Forgiving Your Past SelfApr 27, 2019
I read the phrase on the left in a recent meme that I came across on IG, and it made me think of younger version of Michelle Gomez. The picture on the right, was taken on July 26, 2012; and the caption read:
"Today is gonna be a good day. Reviews, performance bonus, and dinner with my bosses tonight. Then it's off to Indio for 3 days! #workhard #playhard"
While I read this, very much of "me" is still there. The ambition. The drive. The desire to work hard and play harder. The enjoyment of doing work that I felt was important in the moment, which was to lead employees through performance reviews, express my gratitude for their hard work, and hand out merit increases. I guess I felt happy and proud of what was going to happen that day - but my face shows no signs of sincere joy (atleast not on this day!) All seemed well on the outside, but on the inside there was so much that people just didn't know.
I was feeling overwhelmed by the pressure of trying to 'do it all'
I was giving 80% of ME to my job/career, and only 20% toward my personal life
I was ensuring that the needs of my boss were met, while the needs of my home life were falling by the wayside
I was NOT taking care of myself - no self-care regimen at all
I would never let on that this was going on, as I was afraid to admit that I was in over my head, that I needed help, and that something had to change. I also resented that I needed so much validation from the outside world. Ensuring that everyone else thought I was great, and handling things well, was of my utmost concern. Is my boss pleased with me? Does my team trust me to lead them? Is my husband happy? Are my kids content? Is my extended family proud? Am I a good enough friend to those I spend my leisurely time with?
All....about what EVERYONE ELSE thought. No time or energy placed on what I had to say about myself.
So as I read this meme and looked back at this photo taken in 2012, I am reminded of the shift that took place in my mind and heart in 2016 when I made a career change, began to slow down my day-to-day life, and took some time to inquire within myself about WHY I needed so much outside validation and WHY I needed to spend more time with myself.
Knowing what I know today, I do sometimes think back to my past years and cringe at the thought of memories where my work style was unloving, inauthentic, lacked empathy, and was forceful in nature. I know now that those are NOT traits of an effective leader. Which is what I had always wanted to be in those times. It all came back to my lack of self-awareness, lack of self-care, and the imbalance of managing my work & life in a productive way.

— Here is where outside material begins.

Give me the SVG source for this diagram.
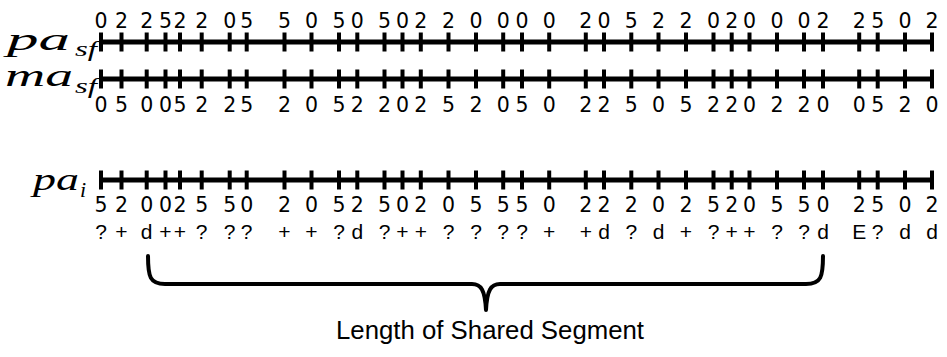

And so...here I am today, seven years after this picture was taken, and I have come to a space of forgiveness for this younger version of myself. I choose to forgive her for:
Spending so many years caring about what others thought of her
Allowing herself to lose sleep, spend weekend time, and give away her energy towards her career when she should have been spending that time connecting with those she loved
Allowing her anger, and need-to-be-right, to take over her management style
Allowing herself to 'play small' so that others around her wouldn't become threatened by her power
Letting outside sources determine her worth
Forgiveness is a powerful source of life. When we learn to forgive ourselves, we allow space and time to move forward and grow into the next-level version of ourselves. I realized that in order to get to my next-level, I needed to shed some old skin, change old habits, and show up different so that I can be different in the world - and my version of being different meant: being healed.
Now I can think back to my younger self and, instead of cringing at her errors in judgment and lack of emotional intelligence, I simply extend grace towards her and chalk it up to a simple phrase..."She didn't know."
Forgive your younger self for her mistakes, her imperfections, and her inability to ask for help. She didn't mean any harm. She was trying to do her best to appear strong and unafraid in a time when she hadn't yet discovered her true identity. She was so much more than what she knew about herself, back then.
What will you forgive her for this season?